Лишь в послелеонардовское время можно было отождествить мысль с любовью, любовь с мыслью.

Современником Паскаля был Рембрандт. Современником Рембрандта был Спиноза. «Интеллектуальная любовь» к истине Спинозы — это, по существу, чисто леонардовское чувство, как светотень Рембрандта рождена леонардовским «сфумато».

Об одних и тех же картинах Леонардо в разные столетия и даже в течение одного XX века высказывались самые несовместимые, иногда полярно противоположные суждения. Было бы интересно составить «контрастный монтаж» из соображений Вазари, Гёте, Стендаля, Дворжака, Бернсона, Лосева, Алпатова, Лазарева, посвященных той же «Джоконде».

В чем же истина? Истина в том, что картины Леонардо во все века открыты для поисков новых ответов. Истина в том, что Зазеркалье их бездонно, как то море, о котором писал Кэрролл в письме одной девочке, уточняя, что говорит о дне моря лишь для того, чтобы не испугать бездонностью.

У этого моря — можно назвать его банально жизнью человеческого духа — дна нет.
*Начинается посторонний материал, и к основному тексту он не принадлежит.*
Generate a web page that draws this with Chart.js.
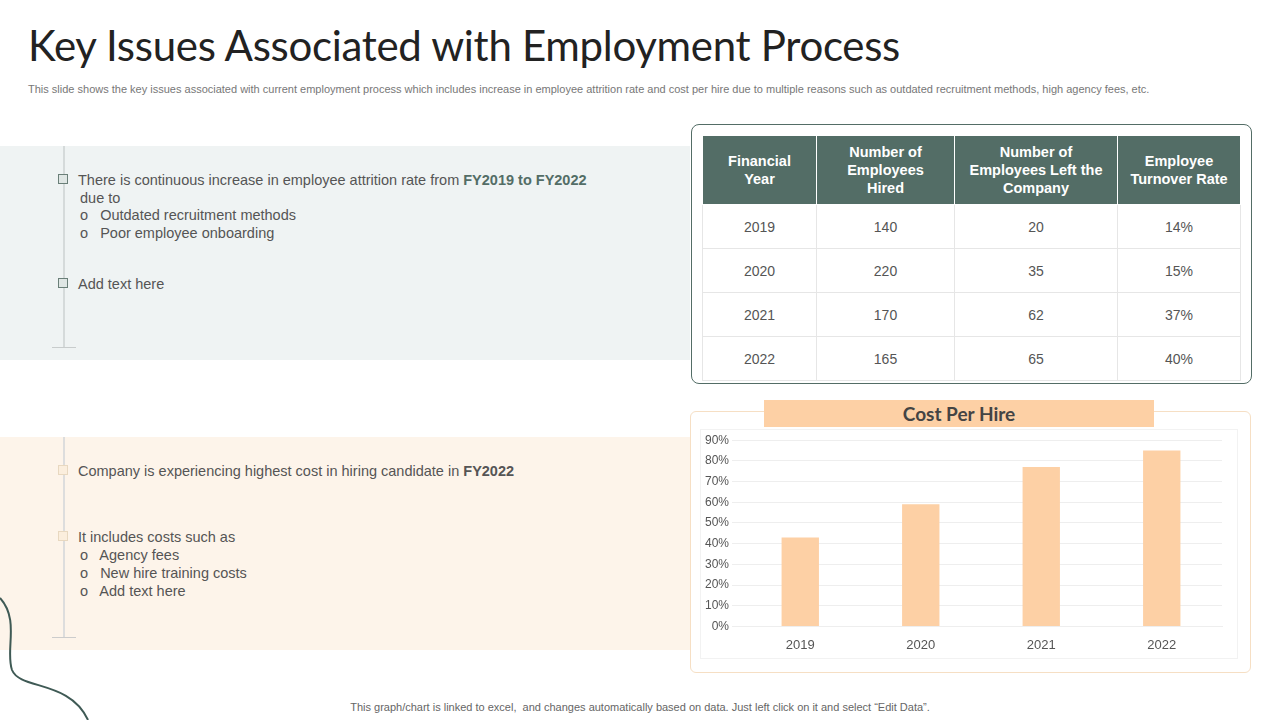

У него нет дна, к счастью, — оно не может обмелеть.

Не надо забывать, что если рассматривать киноискусство XX века как аналог изобразительного искусства Ренессанса, то Леонардо можно узнать в фильмах современных мастеров экрана — Антониони, Феллини, Бергмана, Тарковского.

Не надо забывать, что, несмотря на единство художника и ученого, существует странное несоответствие между Леонардо-ученым, четким рационалистом, рассудочным, «холодным», и Леонардо-художником, с его «иррациональностью», странными пейзажами, сновидческими далями, фантастическими лицами.

Не надо забывать, что у Леонардо был надежный мост между художником и ученым. Имя этому мосту — воображение.

В человеческих волосах он видел волны, в волнах он видел волосы. Он всегда мыслил по аналогии, а это при всем разнообразии мира без воображения неосуществимо.